▸ **What you are asked to do**
Make an exact copy of the lines, leaving the pictures out.

○ ○ ○ ○

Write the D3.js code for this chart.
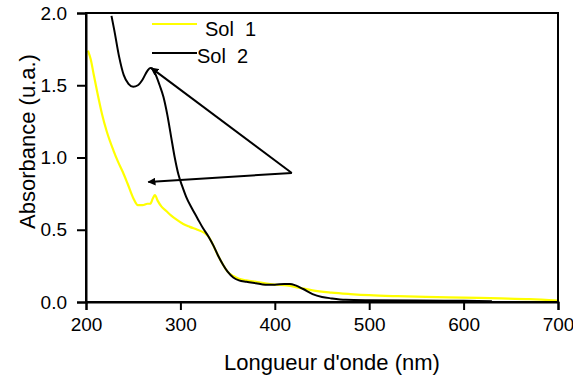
<!DOCTYPE html>
<html><head><meta charset="utf-8">
<script src="https://cdn.jsdelivr.net/npm/d3@7"></script>
<style>body{margin:0;background:#fff}svg{display:block}</style>
</head><body>
<script>
const sol1X = [202,205,208,212,217,222,229,234,239,244,250,255,260,265,268,271,273,276,280,285,290,296,303,310,318,325,330,335,340,345,350,356,362,370,380,390,400,413,425,440,460,480,500,530,560,600,640,670,700];
const sol1Y = [1.74,1.68,1.58,1.45,1.30,1.18,1.05,0.97,0.90,0.82,0.72,0.67,0.67,0.68,0.68,0.72,0.74,0.70,0.66,0.63,0.60,0.57,0.54,0.52,0.50,0.48,0.45,0.39,0.32,0.26,0.21,0.18,0.16,0.15,0.14,0.13,0.12,0.115,0.10,0.08,0.065,0.055,0.047,0.04,0.035,0.03,0.025,0.02,0.01];
const sol2X = [227,230,235,240,245,250,255,260,265,268,271,274,278,282,286,290,294,298,302,306,312,318,324,330,335,340,345,350,356,362,370,380,390,400,410,416,422,430,440,450,460,475,500,550,600,630];
const sol2Y = [1.98,1.88,1.70,1.57,1.51,1.49,1.50,1.54,1.60,1.62,1.61,1.57,1.50,1.42,1.30,1.15,1.00,0.88,0.80,0.73,0.65,0.58,0.51,0.45,0.39,0.32,0.26,0.21,0.17,0.15,0.14,0.13,0.12,0.12,0.125,0.125,0.115,0.09,0.055,0.035,0.025,0.015,0.012,0.01,0.008,0.006];
const xTicks = [200,300,400,500,600,700];
const yTicks = [0.0,0.5,1.0,1.5,2.0];
const seriesNames = ["Sol  1","Sol  2"];
const seriesColors = ["#ffff00","#000000"];
// annotation arrows: common origin and two tips (data coords)
const arrowFrom = [418, 0.893];
const arrowTips = [[269, 1.62],[266, 0.83]];

const FONT="Liberation Sans, Arial, sans-serif";
const W=573,H=379,m={l:86,r:15,t:13,b:77};
const svg=d3.select("body").append("svg").attr("width",W).attr("height",H);
const x=d3.scaleLinear().domain([200,700]).range([m.l,W-m.r]);
const y=d3.scaleLinear().domain([0,2]).range([H-m.b,m.t]);
svg.append("defs").append("marker").attr("id","ah").attr("viewBox","0 0 10 10")
 .attr("refX",9).attr("refY",5).attr("markerWidth",4).attr("markerHeight",4).attr("orient","auto")
 .append("path").attr("d","M0,0L10,5L0,10z").attr("fill","#000");

svg.append("clipPath").attr("id","c").append("rect")
 .attr("x",m.l).attr("y",m.t).attr("width",W-m.l-m.r).attr("height",H-m.t-m.b);
const line=d3.line().x(d=>x(d[0])).y(d=>y(d[1])).curve(d3.curveMonotoneX);
const g=svg.append("g").attr("clip-path","url(#c)");
g.append("path").datum(sol1X.map((v,i)=>[v,sol1Y[i]])).attr("d",line)
 .attr("fill","none").attr("stroke",seriesColors[0]).attr("stroke-width",2.2);
g.append("path").datum(sol2X.map((v,i)=>[v,sol2Y[i]])).attr("d",line)
 .attr("fill","none").attr("stroke",seriesColors[1]).attr("stroke-width",2);

// frame
svg.append("rect").attr("x",m.l).attr("y",m.t).attr("width",W-m.l-m.r).attr("height",H-m.t-m.b)
 .attr("fill","none").attr("stroke","#000").attr("stroke-width",2);

const xa=svg.append("g").attr("transform",`translate(0,${H-m.b})`)
 .call(d3.axisBottom(x).tickValues(xTicks).tickSize(8).tickPadding(8).tickFormat(d3.format("d")));
const ya=svg.append("g").attr("transform",`translate(${m.l},0)`)
 .call(d3.axisLeft(y).tickValues(yTicks).tickSize(9).tickPadding(10).tickFormat(d3.format(".1f")));
[xa,ya].forEach(a=>{a.select(".domain").attr("stroke-width",2);
 a.selectAll(".tick line").attr("stroke-width",2);
 a.selectAll("text").attr("font-family",FONT).attr("font-size",19).attr("fill","#000");});

svg.append("text").attr("x",332).attr("y",370).attr("text-anchor","middle")
 .attr("font-family",FONT).attr("font-size",22).text("Longueur d'onde (nm)");
svg.append("text").attr("transform",`translate(35,141.5) rotate(-90)`).attr("text-anchor","middle")
 .attr("font-family",FONT).attr("font-size",22).text("Absorbance (u.a.)");

// legend
const lg=[[24,205,36],[53,197,63]];
seriesNames.forEach((n,i)=>{
 svg.append("line").attr("x1",152).attr("x2",197).attr("y1",lg[i][0]).attr("y2",lg[i][0])
  .attr("stroke",seriesColors[i]).attr("stroke-width",2);
 svg.append("text").attr("x",lg[i][1]).attr("y",lg[i][2]).attr("xml:space","preserve")
  .attr("font-family",FONT).attr("font-size",20).text(n);
});

// arrows
arrowTips.forEach(t=>{
 svg.append("line").attr("x1",x(arrowFrom[0])).attr("y1",y(arrowFrom[1]))
  .attr("x2",x(t[0])).attr("y2",y(t[1])).attr("stroke","#000").attr("stroke-width",2)
  .attr("marker-end","url(#ah)");
});
</script>
</body></html>
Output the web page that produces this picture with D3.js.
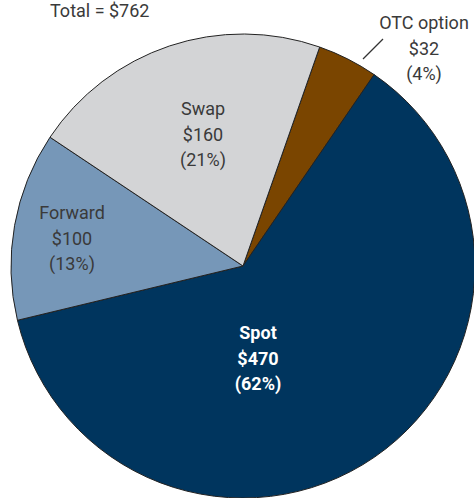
<!DOCTYPE html>
<html>
<head>
<meta charset="utf-8">
<script src="https://cdn.jsdelivr.net/npm/d3@7"></script>
<style>
body { margin: 0; background: #fff; }
svg { display: block; font-family: "Roboto", "Open Sans", sans-serif; }
</style>
</head>
<body>
<svg width="474" height="498"></svg>
<script>
const categories = ["OTC option", "Spot", "Forward", "Swap"];
const values = [32, 470, 100, 160];
const shares = ["4%", "62%", "13%", "21%"];
const colors = ["#7a4500", "#00355e", "#7697b8", "#d3d4d6"];
const total = 762;

const svg = d3.select("svg");
const cx = 243, cy = 266, radius = 232;

// OTC slice begins just right of 12 o'clock
const startAngle = 19.3 * Math.PI / 180;

const pie = d3.pie()
	.sort(null)
	.value(d => d.value)
	.startAngle(startAngle)
	.endAngle(startAngle + 2 * Math.PI);

const data = categories.map((c, i) => ({ name: c, value: values[i], share: shares[i], color: colors[i] }));

const arc = d3.arc().innerRadius(0).outerRadius(radius);

const g = svg.append("g").attr("transform", `translate(${cx},${cy})`);

g.selectAll("path")
	.data(pie(data))
	.join("path")
	.attr("d", arc)
	.attr("fill", d => d.data.color)
	.attr("stroke", "#222")
	.attr("stroke-width", 1);

// label anchors
const labelPos = {
	"Swap": { x: 203, y: 115, color: "#3a3a3a", weight: "normal" },
	"Forward": { x: 72, y: 219, color: "#3a3a3a", weight: "normal" },
	"Spot": { x: 258, y: 339, color: "#ffffff", weight: "bold" },
	"OTC option": { x: 424, y: 29, color: "#3a3a3a", weight: "normal" }
};

data.forEach(d => {
	const p = labelPos[d.name];
	const t = svg.append("text")
		.attr("text-anchor", "middle")
		.attr("fill", p.color)
		.attr("font-weight", p.weight)
		.attr("font-size", 18);
	[d.name, `$${d.value}`, `(${d.share})`].forEach((s, i) => {
		t.append("tspan").attr("x", p.x).attr("y", p.y + i * 25.5).text(s);
	});
});

// leader for the small slice
svg.append("line")
	.attr("x1", 363).attr("y1", 59)
	.attr("x2", 383).attr("y2", 39)
	.attr("stroke", "#333")
	.attr("stroke-width", 1.2);

svg.append("text")
	.attr("x", 50)
	.attr("y", 17)
	.attr("fill", "#3a3a3a")
	.attr("font-size", 18)
	.text(`Total = $${total}`);
</script>
</body>
</html>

○ ○ ○ ○

▸ **Right answer**
Write the D3.js code for this chart.
<!DOCTYPE html>
<html><head><meta charset="utf-8">
<script src="https://cdn.jsdelivr.net/npm/d3@7"></script>
<style>body{margin:0;background:#fff}svg{display:block}</style>
</head><body>
<script>
const sol1X = [202,205,208,212,217,222,229,234,239,244,250,255,260,265,268,271,273,276,280,285,290,296,303,310,318,325,330,335,340,345,350,356,362,370,380,390,400,413,425,440,460,480,500,530,560,600,640,670,700];
const sol1Y = [1.74,1.68,1.58,1.45,1.30,1.18,1.05,0.97,0.90,0.82,0.72,0.67,0.67,0.68,0.68,0.72,0.74,0.70,0.66,0.63,0.60,0.57,0.54,0.52,0.50,0.48,0.45,0.39,0.32,0.26,0.21,0.18,0.16,0.15,0.14,0.13,0.12,0.115,0.10,0.08,0.065,0.055,0.047,0.04,0.035,0.03,0.025,0.02,0.01];
const sol2X = [227,230,235,240,245,250,255,260,265,268,271,274,278,282,286,290,294,298,302,306,312,318,324,330,335,340,345,350,356,362,370,380,390,400,410,416,422,430,440,450,460,475,500,550,600,630];
const sol2Y = [1.98,1.88,1.70,1.57,1.51,1.49,1.50,1.54,1.60,1.62,1.61,1.57,1.50,1.42,1.30,1.15,1.00,0.88,0.80,0.73,0.65,0.58,0.51,0.45,0.39,0.32,0.26,0.21,0.17,0.15,0.14,0.13,0.12,0.12,0.125,0.125,0.115,0.09,0.055,0.035,0.025,0.015,0.012,0.01,0.008,0.006];
const xTicks = [200,300,400,500,600,700];
const yTicks = [0.0,0.5,1.0,1.5,2.0];
const seriesNames = ["Sol  1","Sol  2"];
const seriesColors = ["#ffff00","#000000"];
// annotation arrows: common origin and two tips (data coords)
const arrowFrom = [418, 0.893];
const arrowTips = [[269, 1.62],[266, 0.83]];

const FONT="Liberation Sans, Arial, sans-serif";
const W=573,H=379,m={l:86,r:15,t:13,b:77};
const svg=d3.select("body").append("svg").attr("width",W).attr("height",H);
const x=d3.scaleLinear().domain([200,700]).range([m.l,W-m.r]);
const y=d3.scaleLinear().domain([0,2]).range([H-m.b,m.t]);
svg.append("defs").append("marker").attr("id","ah").attr("viewBox","0 0 10 10")
 .attr("refX",9).attr("refY",5).attr("markerWidth",4).attr("markerHeight",4).attr("orient","auto")
 .append("path").attr("d","M0,0L10,5L0,10z").attr("fill","#000");

svg.append("clipPath").attr("id","c").append("rect")
 .attr("x",m.l).attr("y",m.t).attr("width",W-m.l-m.r).attr("height",H-m.t-m.b);
const line=d3.line().x(d=>x(d[0])).y(d=>y(d[1])).curve(d3.curveMonotoneX);
const g=svg.append("g").attr("clip-path","url(#c)");
g.append("path").datum(sol1X.map((v,i)=>[v,sol1Y[i]])).attr("d",line)
 .attr("fill","none").attr("stroke",seriesColors[0]).attr("stroke-width",2.2);
g.append("path").datum(sol2X.map((v,i)=>[v,sol2Y[i]])).attr("d",line)
 .attr("fill","none").attr("stroke",seriesColors[1]).attr("stroke-width",2);

// frame
svg.append("rect").attr("x",m.l).attr("y",m.t).attr("width",W-m.l-m.r).attr("height",H-m.t-m.b)
 .attr("fill","none").attr("stroke","#000").attr("stroke-width",2);

const xa=svg.append("g").attr("transform",`translate(0,${H-m.b})`)
 .call(d3.axisBottom(x).tickValues(xTicks).tickSize(8).tickPadding(8).tickFormat(d3.format("d")));
const ya=svg.append("g").attr("transform",`translate(${m.l},0)`)
 .call(d3.axisLeft(y).tickValues(yTicks).tickSize(9).tickPadding(10).tickFormat(d3.format(".1f")));
[xa,ya].forEach(a=>{a.select(".domain").attr("stroke-width",2);
 a.selectAll(".tick line").attr("stroke-width",2);
 a.selectAll("text").attr("font-family",FONT).attr("font-size",19).attr("fill","#000");});

svg.append("text").attr("x",332).attr("y",370).attr("text-anchor","middle")
 .attr("font-family",FONT).attr("font-size",22).text("Longueur d'onde (nm)");
svg.append("text").attr("transform",`translate(35,141.5) rotate(-90)`).attr("text-anchor","middle")
 .attr("font-family",FONT).attr("font-size",22).text("Absorbance (u.a.)");

// legend
const lg=[[24,205,36],[53,197,63]];
seriesNames.forEach((n,i)=>{
 svg.append("line").attr("x1",152).attr("x2",197).attr("y1",lg[i][0]).attr("y2",lg[i][0])
  .attr("stroke",seriesColors[i]).attr("stroke-width",2);
 svg.append("text").attr("x",lg[i][1]).attr("y",lg[i][2]).attr("xml:space","preserve")
  .attr("font-family",FONT).attr("font-size",20).text(n);
});

// arrows
arrowTips.forEach(t=>{
 svg.append("line").attr("x1",x(arrowFrom[0])).attr("y1",y(arrowFrom[1]))
  .attr("x2",x(t[0])).attr("y2",y(t[1])).attr("stroke","#000").attr("stroke-width",2)
  .attr("marker-end","url(#ah)");
});
</script>
</body></html>
Output the web page that produces this picture with D3.js.
<!DOCTYPE html>
<html>
<head>
<meta charset="utf-8">
<script src="https://cdn.jsdelivr.net/npm/d3@7"></script>
<style>
body { margin: 0; background: #fff; }
svg { display: block; font-family: "Roboto", "Open Sans", sans-serif; }
</style>
</head>
<body>
<svg width="474" height="498"></svg>
<script>
const categories = ["OTC option", "Spot", "Forward", "Swap"];
const values = [32, 470, 100, 160];
const shares = ["4%", "62%", "13%", "21%"];
const colors = ["#7a4500", "#00355e", "#7697b8", "#d3d4d6"];
const total = 762;

const svg = d3.select("svg");
const cx = 243, cy = 266, radius = 232;

// OTC slice begins just right of 12 o'clock
const startAngle = 19.3 * Math.PI / 180;

const pie = d3.pie()
	.sort(null)
	.value(d => d.value)
	.startAngle(startAngle)
	.endAngle(startAngle + 2 * Math.PI);

const data = categories.map((c, i) => ({ name: c, value: values[i], share: shares[i], color: colors[i] }));

const arc = d3.arc().innerRadius(0).outerRadius(radius);

const g = svg.append("g").attr("transform", `translate(${cx},${cy})`);

g.selectAll("path")
	.data(pie(data))
	.join("path")
	.attr("d", arc)
	.attr("fill", d => d.data.color)
	.attr("stroke", "#222")
	.attr("stroke-width", 1);

// label anchors
const labelPos = {
	"Swap": { x: 203, y: 115, color: "#3a3a3a", weight: "normal" },
	"Forward": { x: 72, y: 219, color: "#3a3a3a", weight: "normal" },
	"Spot": { x: 258, y: 339, color: "#ffffff", weight: "bold" },
	"OTC option": { x: 424, y: 29, color: "#3a3a3a", weight: "normal" }
};

data.forEach(d => {
	const p = labelPos[d.name];
	const t = svg.append("text")
		.attr("text-anchor", "middle")
		.attr("fill", p.color)
		.attr("font-weight", p.weight)
		.attr("font-size", 18);
	[d.name, `$${d.value}`, `(${d.share})`].forEach((s, i) => {
		t.append("tspan").attr("x", p.x).attr("y", p.y + i * 25.5).text(s);
	});
});

// leader for the small slice
svg.append("line")
	.attr("x1", 363).attr("y1", 59)
	.attr("x2", 383).attr("y2", 39)
	.attr("stroke", "#333")
	.attr("stroke-width", 1.2);

svg.append("text")
	.attr("x", 50)
	.attr("y", 17)
	.attr("fill", "#3a3a3a")
	.attr("font-size", 18)
	.text(`Total = $${total}`);
</script>
</body>
</html>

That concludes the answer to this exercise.